The professor cuts an imposing figure in his white llama overcoat and angora hat; he’s a gourmand straight out of another, more elegant era. Strictly speaking, Elk Preßler isn’t really a professor at all; they just call him that at his favorite store on Dienerstraße. “Good day, professor, isn’t there something you’d like from me today?,” asks the lady behind the patisserie counter. Preßler remains in place, puts down his Dallmayr bag, and has a little chat. Then he buys Christmas truffles – “gifts for my friends” – and ambles into the coffee section, where the aroma of freshly roasted beans, the most distinctive smell in this aroma-rich house, is the strongest.

Yes, the professor. Later, after bringing home his freshly-prepared foods, he’ll enjoy a gourmet feast: he’ll drape Indonesian shrimp salad, duck leg, and gingerbread mousse onto his finest plate and tuck into it with great pleasure. “I treat myself a couple of times a month,” says the 64-year-old, who started shopping at Dallmayr with his mother. He would never follow the path to Munich’s other gourmet house, Käfer, on Prinzregentenstraße – the neighborhood of Bogenhausen isn’t for him. “Do you know that at Dallmayr practically nothing has changed since back then. That’s what’s great about it.”

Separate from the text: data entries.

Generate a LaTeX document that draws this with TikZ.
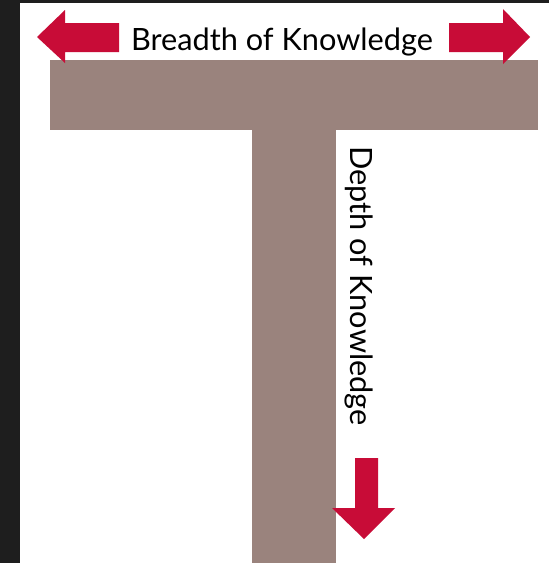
\documentclass[tikz,border=0pt]{standalone}
\usepackage{fontspec}
\setmainfont{Lato}
\definecolor{tbrown}{RGB}{154,131,125}
\definecolor{tred}{RGB}{200,12,55}
\definecolor{darkedge}{RGB}{30,30,30}
\begin{document}
\begin{tikzpicture}[x=1pt,y=-1pt,
  bar/.style={fill=tbrown,draw=none},
  redarrow/.style={fill=tred,draw=none},
  label/.style={font=\fontsize{30.7}{36}\selectfont,text=black,inner sep=0pt}]
\useasboundingbox (0,0) rectangle (549,563);
\fill[darkedge] (0,0) rectangle (549,563);
\fill[white] (20,3) rectangle (549,563);
% T shape
\path[bar] (50,60) rectangle (538,130);
\path[bar] (252,130) rectangle (336,563);
% arrows
\path[redarrow] (37,37) -- (65,10) -- (65,23) -- (119,23) -- (119,52) -- (65,52) -- (65,63) -- cycle;
\path[redarrow] (530,37) -- (503,9) -- (503,23) -- (449,23) -- (449,52) -- (503,52) -- (503,64) -- cycle;
\path[redarrow] (364,539) -- (332,508) -- (355,508) -- (355,458) -- (378,458) -- (378,508) -- (395,508) -- cycle;
% labels
\node[label,anchor=base] (breadth) at (282,50) {Breadth of Knowledge};
\node[label,anchor=base,rotate=-90] (depth) at (350,286) {Depth of Knowledge};
\end{tikzpicture}
\end{document}
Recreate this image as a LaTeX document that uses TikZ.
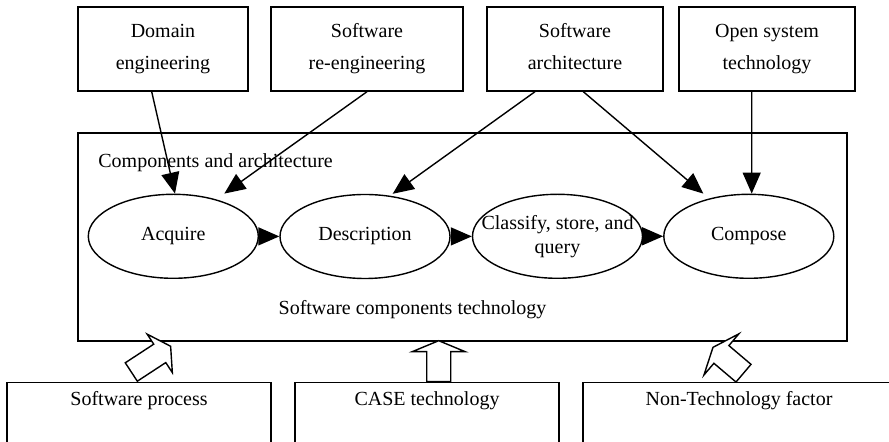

If you survey the vaulted gourmet paradise of the royal court supplier Alois Dallmayr at noontime, you’ll mostly see customers (in winter coats and with heavy shopping bags) who make their way to the nearest counter so confidently that it seems as though they were in their own living room. Seated at the Lukullus Bar are business people at lunch and society ladies who are recuperating from shopping with a glass of champagne. Things get frantic and pretty crowded in the afternoon when tourists from all over the world pour into the store through the arched entryway to have their picture taken in front of the putti fountains with the live crabs. This is the success of TV advertising: an ever growing number of curious people want to experience the place where young Munich models in blue blouses and white aprons serve Prodomo coffee to the sound of feel-good music shortly before the “Tagesschau” [nightly news]. They caress the Nymphenburg coffee pots – the ones with the exotic birds on them – so tenderly that it seems as though this were their life’s fulfillment.